In late November 2018, the Dow Jones rocketed 617 points.
Days later, it fell 800 points.
Now, we’re down another 445 points to 24,582. All after Canada arrested the CFO of Chinese telecom company, Huawei. Canada's arrest, at the request of the U.S. has enraged China. Reportedly, he faces potential extradition to the U.S. China is now demanding that the U.S. "rectify wrongdoings" and free the CFO.
At the same time, oil is pulling back again after Saudi Arabia proposed a smaller than expected production cut at the OPEC meeting.
In short, it’s a mess out there.
However, as we noted the other day, it’s always best to protect against volatility. In fact, on November 21, 2018 and several times after, we suggested the following opportunities.
Velocity Shares Daily 2x VIX Short-Term ETN (TVIX), which traded at $38.88. It now trades at $51.63.
The iPath S&P 500 VIX Short-Term Futures (VXX), which traded at $34.54. It now trades at $34.54. It now trades at $39.25.
ProShares Ultra VIX Short-Term Futures (UVXY), which traded at $50.78. It now trades at $62.77.
We must also consider that volatility is getting a bit out of control.
How to Spot Pivots in Excessive Volatility
2018 will go down in history as one of the most volatile on record.
But believe it or not, one of the most consistent ways to make money on the market is by trading excessive fear, as dictated by the Volatility Index.
All we need to watch are agreements between Bollinger Bands (2,20) and Williams’ %R.
Bollinger Bands (2,20)
Remember, Bollinger Bands let us know how far we can pull our rubber band before it snaps back and reverts to mean. If we look at the VIX over the last two years for example, we can clearly see that once the upper Band is touched or penetrated, the VIX pulls back.
In fact, since early 2017, we’ve seen in happen dozens of times.
In February 2018, the VIX exploded to 50 but could not sustain that level outside the upper Bollinger Band. Not long after it pulled back. We saw the same thing happen at other VIX extremes in March 2018, June 2018, July 2018, October 2018 and in November 2018.

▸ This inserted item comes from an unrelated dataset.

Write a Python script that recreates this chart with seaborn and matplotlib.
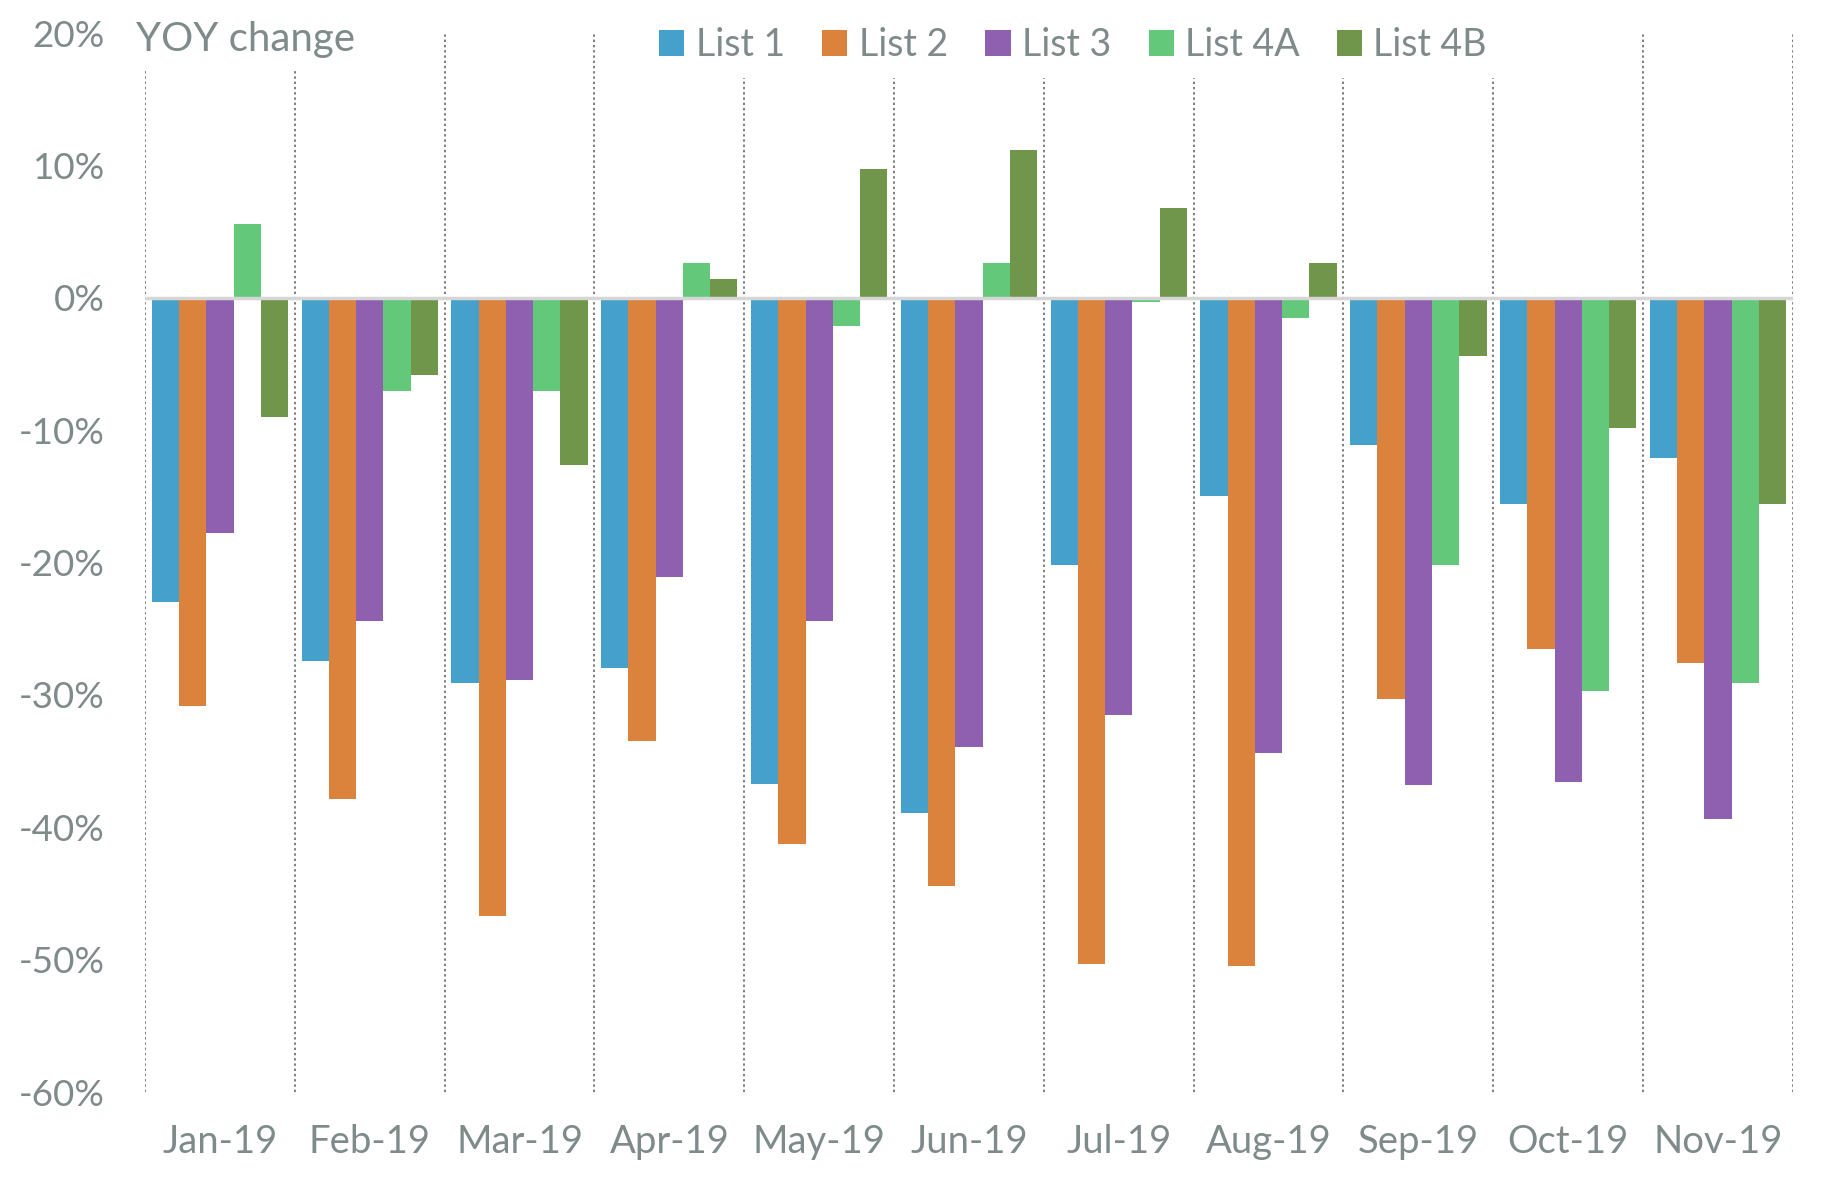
import numpy as np
import pandas as pd
import matplotlib
matplotlib.use("Agg")
import matplotlib.pyplot as plt
import seaborn as sns
from matplotlib.ticker import FuncFormatter

# Data (YOY change, %)
months = ["Jan-19", "Feb-19", "Mar-19", "Apr-19", "May-19", "Jun-19",
          "Jul-19", "Aug-19", "Sep-19", "Oct-19", "Nov-19"]
series = ["List 1", "List 2", "List 3", "List 4A", "List 4B"]
list1 = [-23.0, -27.4, -29.1, -28.0, -36.7, -38.9, -20.2, -15.0, -11.1, -15.6, -12.1]
list2 = [-30.8, -37.9, -46.7, -33.5, -41.3, -44.4, -50.3, -50.5, -30.3, -26.5, -27.6]
list3 = [-17.8, -24.4, -28.9, -21.1, -24.4, -33.9, -31.5, -34.4, -36.8, -36.6, -39.4]
list4a = [5.6, -7.0, -7.0, 2.6, -2.1, 2.6, -0.35, -1.5, -20.2, -29.7, -29.1]
list4b = [-9.0, -5.8, -12.6, 1.4, 9.75, 11.2, 6.8, 2.6, -4.4, -9.8, -15.6]
colors = ["#45a0cb", "#db823c", "#8f5fb0", "#63c87a", "#6f964a"]

rows = []
for name, vals in zip(series, [list1, list2, list3, list4a, list4b]):
    for m, v in zip(months, vals):
        rows.append({"month": m, "series": name, "value": v / 100})
df = pd.DataFrame(rows)

sns.set_style("white")
plt.rcParams["font.family"] = ["Lato", "DejaVu Sans"]
grey = "#7f8a8a"

fig = plt.figure(figsize=(18.22, 11.84), dpi=100)
ax = fig.add_axes([0.0796, 0.0777, 0.9044, 0.8943])

sns.barplot(data=df, x="month", y="value", hue="series", order=months,
            hue_order=series, palette=colors, width=0.91, linewidth=0,
            saturation=1, ax=ax, zorder=3)

ax.set_ylim(-0.6, 0.2)
ax.set_xlim(-0.5, len(months) - 0.5)
ax.set_yticks(np.arange(-0.6, 0.21, 0.1))
ax.yaxis.set_major_formatter(FuncFormatter(lambda v, p: f"{round(v * 100):.0f}%"))
ax.set_xlabel("")
ax.set_ylabel("")
for s in ax.spines.values():
    s.set_visible(False)
ax.tick_params(axis="y", length=0, pad=29, labelsize=26.5, labelcolor=grey)
ax.tick_params(axis="x", length=0, pad=23, labelsize=27.5, labelcolor=grey)

# dotted separators between months
ax.set_xticks(np.arange(-0.5, len(months), 1), minor=True)
ax.tick_params(axis="x", which="minor", length=0)
ax.grid(False)
ax.grid(True, which="minor", axis="x", color="#7d7d7d", linestyle=(0, (1.2, 1.5)), linewidth=1.4, zorder=1)
ax.set_axisbelow(True)
ax.axhline(0, color="#d6d6d6", linewidth=2.5, zorder=4)

ax.text(0.0746, 0.967, "YOY change", transform=fig.transFigure, fontsize=29,
        color=grey, ha="left", va="center",
        bbox=dict(facecolor="white", edgecolor="none", pad=9))

leg = ax.legend(loc="center", bbox_to_anchor=(0.589, 0.962), bbox_transform=fig.transFigure,
                ncol=5, fontsize=27, frameon=True, facecolor="white", edgecolor="none",
                framealpha=1, handlelength=0.67, handleheight=0.7, handletextpad=0.3,
                columnspacing=1.0, borderpad=0.4)
for t in leg.get_texts():
    t.set_color(grey)

fig.savefig("out.png", dpi=100)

While it’d be nice to just use one technical indicator to tell us when to buy or sell, we know that’s never a safe gamble. So, we want to confirm our findings with another key indicator.
Williams’ %R (W%R)
When Williams moves to or above its -80, it’s an indication the asset is oversold. When it moves to or above the -20-line, it’s overbought.
Notice what happens when the upper Bollinger Band is hit or penetrated, as Williams’ %R pushed to or above its 20-line. It’s an indication of excessive fear, and a strong likelihood of a near-term reversal. In fact, about 80% of the time when the two confirm one another, we see a reversal in volatility and upside in the broader markets.
The question then becomes –how can we trade reversals in volatility?
There are two key ways.
One is the ProShares Short VIX Short-Term Futures (SVXY). The other is the VelocityShares Daily Inverse VIX ETN (ZIV). As volatility begins to reverse, these two opportunities typically turn higher.
It’s just another strategy to be well aware of when looking to take advantage of outrageous spikes in volatility.